* Set task *
Return the material exactly, first line through the line containing "const placeAlt = [2.5, 17.8, 6.7, 6.7, 30.6, 17]", and nothing more. Pictures stay out.

## Begin Source material

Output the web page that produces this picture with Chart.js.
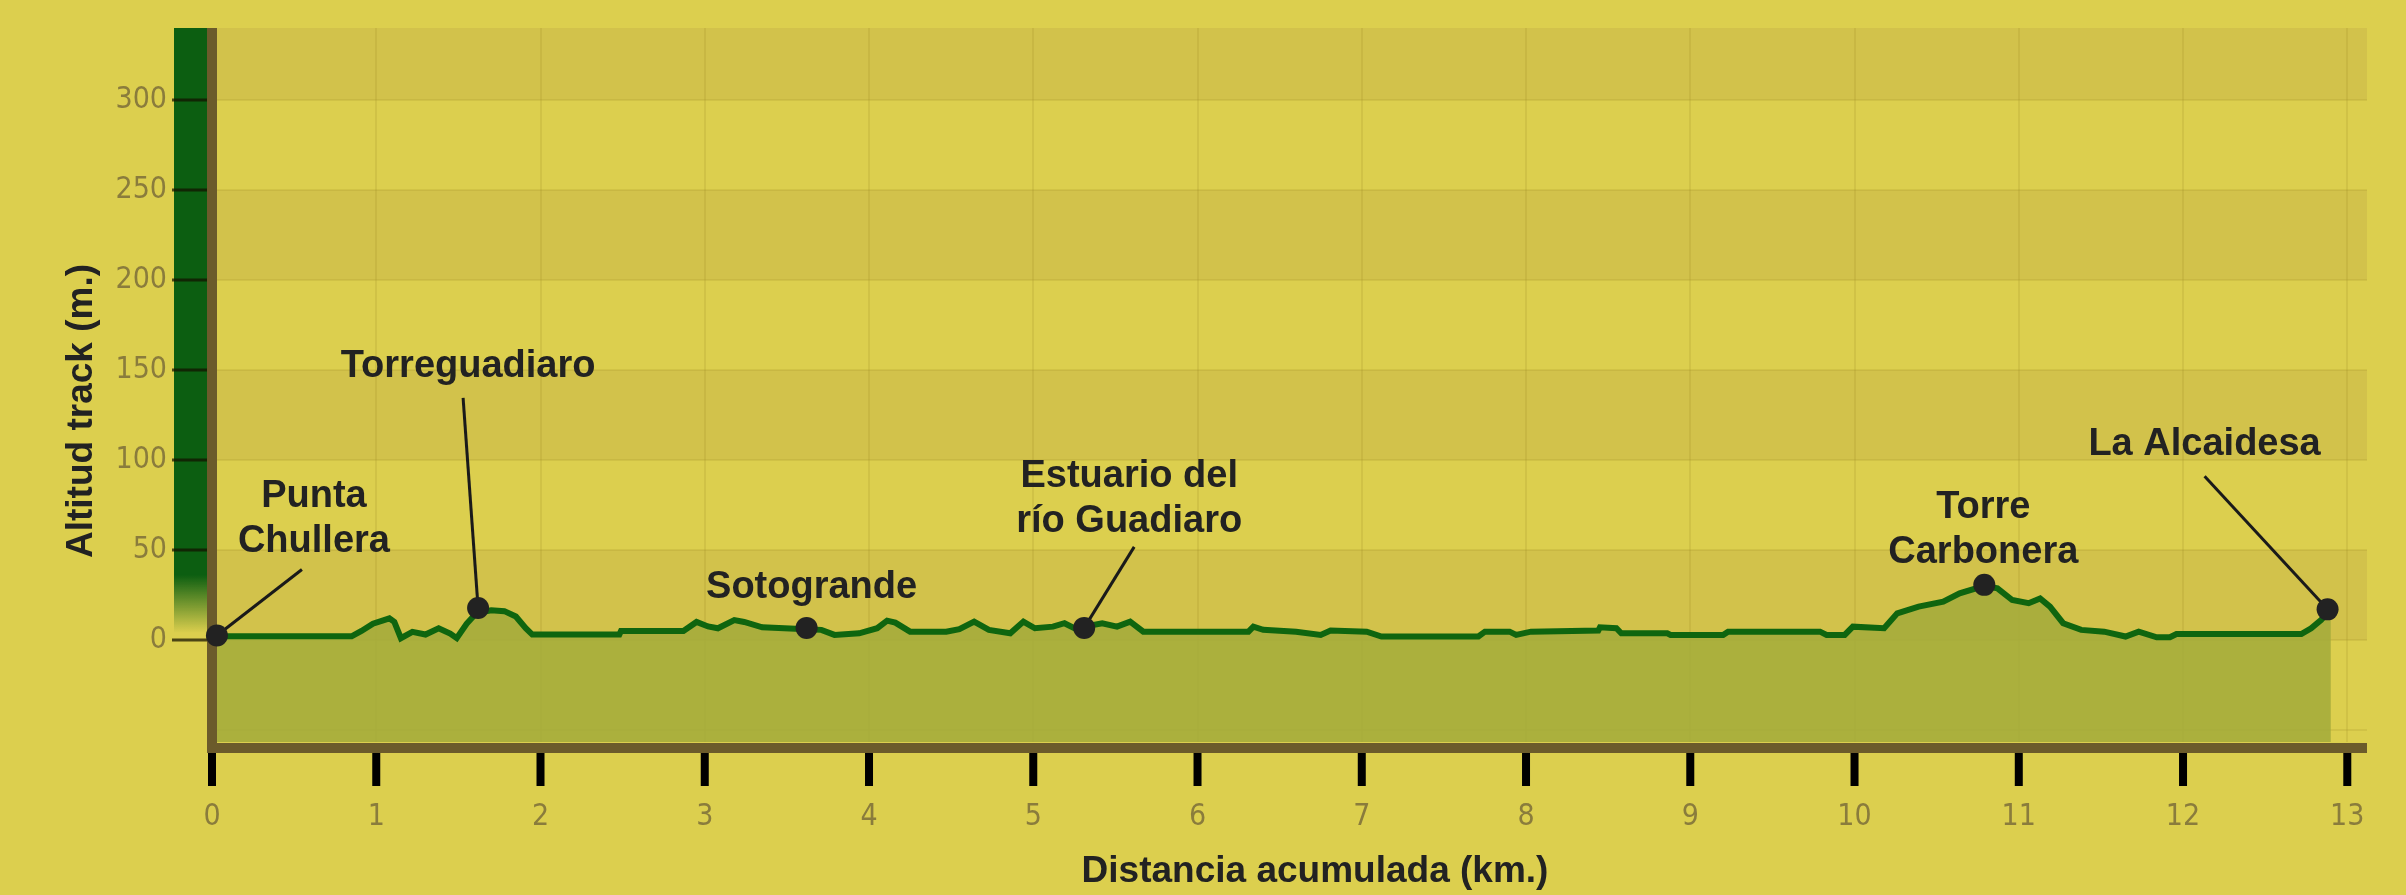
<!DOCTYPE html>
<html>
<head>
<meta charset="utf-8">
<script src="https://cdn.jsdelivr.net/npm/chart.js@4"></script>
<style>
  html, body { margin: 0; padding: 0; background: #dccf4e; }
  canvas { display: block; }
</style>
</head>
<body>
<canvas id="perfil" width="2406" height="895"></canvas>
<script>
// perfil de altitud del track
const distKm = [0, 0.85, 0.91, 0.98, 1.08, 1.11, 1.15, 1.22, 1.30, 1.38,
  1.45, 1.49, 1.55, 1.61, 1.70, 1.78, 1.85, 1.91, 1.95, 2.48,
  2.49, 2.87, 2.95, 3.02, 3.08, 3.18, 3.24, 3.35, 3.62, 3.71,
  3.79, 3.94, 4.05, 4.11, 4.16, 4.25, 4.47, 4.55, 4.64, 4.73,
  4.86, 4.94, 5.01, 5.12, 5.19, 5.25, 5.31, 5.42, 5.51, 5.59,
  5.67, 6.31, 6.34, 6.40, 6.60, 6.75, 6.81, 7.03, 7.12, 7.71,
  7.75, 7.90, 7.94, 8.03, 8.44, 8.45, 8.55, 8.58, 8.86, 8.88,
  9.20, 9.23, 9.79, 9.83, 9.94, 9.99, 10.18, 10.26, 10.39, 10.54,
  10.64, 10.79, 10.87, 10.96, 11.06, 11.13, 11.19, 11.27, 11.38, 11.52,
  11.65, 11.73, 11.84, 11.92, 11.96, 12.72, 12.78, 12.84, 12.90]
const altM = [2, 2, 5, 9, 12, 10, 1, 4.5, 3, 6.5,
  3.5, 1, 9, 15, 16.5, 16, 13, 6.5, 3, 3,
  5, 5, 10, 7.5, 6.5, 11, 10, 7, 6, 5.6,
  2.8, 3.7, 6.5, 10.7, 9.6, 4.6, 4.6, 6, 10.2, 5.6,
  3.7, 10.2, 6.5, 7.4, 9.3, 6.5, 7.4, 9.3, 7.4, 10.2,
  4.6, 4.6, 7.4, 5.6, 4.6, 2.8, 5.2, 4.6, 1.9, 1.9,
  4.6, 4.6, 2.8, 4.6, 5.2, 7, 6.5, 3.7, 3.7, 2.8,
  2.8, 4.6, 4.6, 2.8, 2.8, 7.4, 6.5, 14.8, 18.5, 21.3,
  25.9, 30, 28.7, 22.2, 20.4, 23.1, 18.5, 9.3, 5.6, 4.6,
  1.9, 4.6, 1.5, 1.5, 3.3, 3.3, 6.5, 11.1, 17]

// puntos de interes
const placeNames = [['Punta', 'Chullera'], ['Torreguadiaro'], ['Sotogrande'],
  ['Estuario del', 'río Guadiaro'], ['Torre', 'Carbonera'], ['La Alcaidesa']]
const placeKm = [0.03, 1.62, 3.62, 5.31, 10.79, 12.88]
const placeAlt = [2.5, 17.8, 6.7, 6.7, 30.6, 17]

// ticks
const xTicks = [0, 1, 2, 3, 4, 5, 6, 7, 8, 9, 10, 11, 12, 13]
const yTicks = [-50, 0, 50, 100, 150, 200, 250, 300]
const yLabelled = [0, 50, 100, 150, 200, 250, 300]

const X_MAX = 13.12, Y_MIN = -56.7, Y_MAX = 340

// where each label sits relative to its dot (px)
const labelLayout = [
  { dx: 97, dy: -139, lead: [85, -66] },
  { dx: -10, dy: -241, lead: [-15, -210] },
  { dx: 5, dy: -40, lead: null },
  { dx: 45, dy: -151, lead: [50, -81] },
  { dx: -1, dy: -77, lead: null },
  { dx: -123, dy: -165, lead: [-123, -133] }
]

const BOLD = 'bold 38px "Liberation Sans", Arial, sans-serif'
const DARK = '#222'
const BROWN = '#6b5b2b'

const decor = {
  id: 'decor',
  beforeDraw(chart) {
    const { ctx, chartArea: a, scales: { y } } = chart
    ctx.save()
    // alternating bands
    ctx.fillStyle = '#d2c24b'
    for (let v = 0; v <= 300; v += 100) {
      const t = y.getPixelForValue(Math.min(v + 50, Y_MAX))
      const b = y.getPixelForValue(v)
      ctx.fillRect(a.left, t, a.right - a.left, b - t)
    }
    // green altitude bar on the axis
    const barTop = a.top, barBot = y.getPixelForValue(4)
    const g = ctx.createLinearGradient(0, barTop, 0, barBot)
    g.addColorStop(0, '#0c5e11')
    g.addColorStop((y.getPixelForValue(36) - barTop) / (barBot - barTop), '#0c5e11')
    g.addColorStop(1, 'rgba(12,94,17,0)')
    ctx.fillStyle = g
    ctx.fillRect(a.left - 38, barTop, 33, barBot - barTop)
    ctx.restore()
  },
  afterDatasetsDraw(chart) {
    const { ctx, chartArea: a, scales: { x, y } } = chart
    ctx.save()
    // y tick marks
    ctx.strokeStyle = 'rgba(20,15,0,0.72)'
    ctx.lineWidth = 3
    yLabelled.forEach(v => {
      const py = y.getPixelForValue(v)
      ctx.beginPath(); ctx.moveTo(a.left - 40, py); ctx.lineTo(a.left - 5, py); ctx.stroke()
    })
    // axis frame
    ctx.fillStyle = BROWN
    ctx.fillRect(a.left - 5, a.top, 10, a.bottom + 11 - a.top)
    ctx.fillRect(a.left - 5, a.bottom + 1, a.right - a.left + 5, 10)
    // x tick marks
    ctx.fillStyle = '#000'
    xTicks.forEach(v => {
      const px = x.getPixelForValue(v)
      ctx.fillRect(px - 4, a.bottom + 11, 8, 33)
    })
    // places
    ctx.font = BOLD
    ctx.textAlign = 'center'
    ctx.textBaseline = 'middle'
    placeKm.forEach((km, i) => {
      const px = x.getPixelForValue(km), py = y.getPixelForValue(placeAlt[i])
      const L = labelLayout[i]
      if (L.lead) {
        ctx.strokeStyle = '#1a1a1a'
        ctx.lineWidth = 3
        ctx.beginPath(); ctx.moveTo(px + L.lead[0], py + L.lead[1]); ctx.lineTo(px, py); ctx.stroke()
      }
      ctx.fillStyle = DARK
      ctx.beginPath(); ctx.arc(px, py, 11, 0, Math.PI * 2); ctx.fill()
      placeNames[i].forEach((s, k) => ctx.fillText(s, px + L.dx, py + L.dy + k * 45))
    })
    // axis titles
    ctx.font = 'bold 37px "Liberation Sans", Arial, sans-serif'
    ctx.fillText('Distancia acumulada (km.)', 1315, 872)
    ctx.translate(82, 411)
    ctx.rotate(-Math.PI / 2)
    ctx.fillText('Altitud track (m.)', 0, 0)
    ctx.restore()
  }
}

const points = distKm.map((d, i) => ({ x: d, y: altM[i] }))
const tickFont = { family: '"DejaVu Sans Condensed", "DejaVu Sans", sans-serif', size: 30 }
const gridColor = 'rgba(150,128,30,0.16)'

const noPad = s => { s.paddingTop = 0; s.paddingBottom = 0; s.paddingLeft = 0; s.paddingRight = 0 }

new Chart(document.getElementById('perfil'), {
  type: 'line',
  data: {
    datasets: [{
      data: points,
      borderColor: '#0f650f',
      borderWidth: 6,
      backgroundColor: 'rgba(165,172,60,0.9)',
      fill: 'start',
      pointRadius: 0,
      tension: 0
    }]
  },
  options: {
    responsive: false,
    animation: false,
    devicePixelRatio: 1,
    layout: { padding: { top: 28, right: 39, left: 0, bottom: 0 } },
    plugins: { legend: { display: false }, tooltip: { enabled: false } },
    scales: {
      x: {
        type: 'linear',
        min: 0,
        max: X_MAX,
        afterFit: s => { noPad(s); s.height = 153 },
        afterBuildTicks: s => { s.ticks = xTicks.map(v => ({ value: v })) },
        grid: { color: gridColor, lineWidth: 2, drawTicks: false },
        border: { display: false },
        ticks: { color: '#8a7c3c', font: tickFont, padding: 57, maxRotation: 0 }
      },
      y: {
        min: Y_MIN,
        max: Y_MAX,
        afterFit: s => { noPad(s); s.width = 212 },
        afterBuildTicks: s => { s.ticks = yTicks.map(v => ({ value: v })) },
        grid: { color: gridColor, lineWidth: 2, drawTicks: false },
        border: { display: false },
        ticks: {
          color: '#8a7c3c',
          font: tickFont,
          padding: 45,
          callback: v => (yLabelled.includes(v) ? String(v) : '')
        }
      }
    }
  },
  plugins: [decor]
})
</script>
</body>
</html>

## End Source material

* Expected answer *
Output the web page that produces this picture with Chart.js.
<!DOCTYPE html>
<html>
<head>
<meta charset="utf-8">
<script src="https://cdn.jsdelivr.net/npm/chart.js@4"></script>
<style>
  html, body { margin: 0; padding: 0; background: #dccf4e; }
  canvas { display: block; }
</style>
</head>
<body>
<canvas id="perfil" width="2406" height="895"></canvas>
<script>
// perfil de altitud del track
const distKm = [0, 0.85, 0.91, 0.98, 1.08, 1.11, 1.15, 1.22, 1.30, 1.38,
  1.45, 1.49, 1.55, 1.61, 1.70, 1.78, 1.85, 1.91, 1.95, 2.48,
  2.49, 2.87, 2.95, 3.02, 3.08, 3.18, 3.24, 3.35, 3.62, 3.71,
  3.79, 3.94, 4.05, 4.11, 4.16, 4.25, 4.47, 4.55, 4.64, 4.73,
  4.86, 4.94, 5.01, 5.12, 5.19, 5.25, 5.31, 5.42, 5.51, 5.59,
  5.67, 6.31, 6.34, 6.40, 6.60, 6.75, 6.81, 7.03, 7.12, 7.71,
  7.75, 7.90, 7.94, 8.03, 8.44, 8.45, 8.55, 8.58, 8.86, 8.88,
  9.20, 9.23, 9.79, 9.83, 9.94, 9.99, 10.18, 10.26, 10.39, 10.54,
  10.64, 10.79, 10.87, 10.96, 11.06, 11.13, 11.19, 11.27, 11.38, 11.52,
  11.65, 11.73, 11.84, 11.92, 11.96, 12.72, 12.78, 12.84, 12.90]
const altM = [2, 2, 5, 9, 12, 10, 1, 4.5, 3, 6.5,
  3.5, 1, 9, 15, 16.5, 16, 13, 6.5, 3, 3,
  5, 5, 10, 7.5, 6.5, 11, 10, 7, 6, 5.6,
  2.8, 3.7, 6.5, 10.7, 9.6, 4.6, 4.6, 6, 10.2, 5.6,
  3.7, 10.2, 6.5, 7.4, 9.3, 6.5, 7.4, 9.3, 7.4, 10.2,
  4.6, 4.6, 7.4, 5.6, 4.6, 2.8, 5.2, 4.6, 1.9, 1.9,
  4.6, 4.6, 2.8, 4.6, 5.2, 7, 6.5, 3.7, 3.7, 2.8,
  2.8, 4.6, 4.6, 2.8, 2.8, 7.4, 6.5, 14.8, 18.5, 21.3,
  25.9, 30, 28.7, 22.2, 20.4, 23.1, 18.5, 9.3, 5.6, 4.6,
  1.9, 4.6, 1.5, 1.5, 3.3, 3.3, 6.5, 11.1, 17]

// puntos de interes
const placeNames = [['Punta', 'Chullera'], ['Torreguadiaro'], ['Sotogrande'],
  ['Estuario del', 'río Guadiaro'], ['Torre', 'Carbonera'], ['La Alcaidesa']]
const placeKm = [0.03, 1.62, 3.62, 5.31, 10.79, 12.88]
const placeAlt = [2.5, 17.8, 6.7, 6.7, 30.6, 17]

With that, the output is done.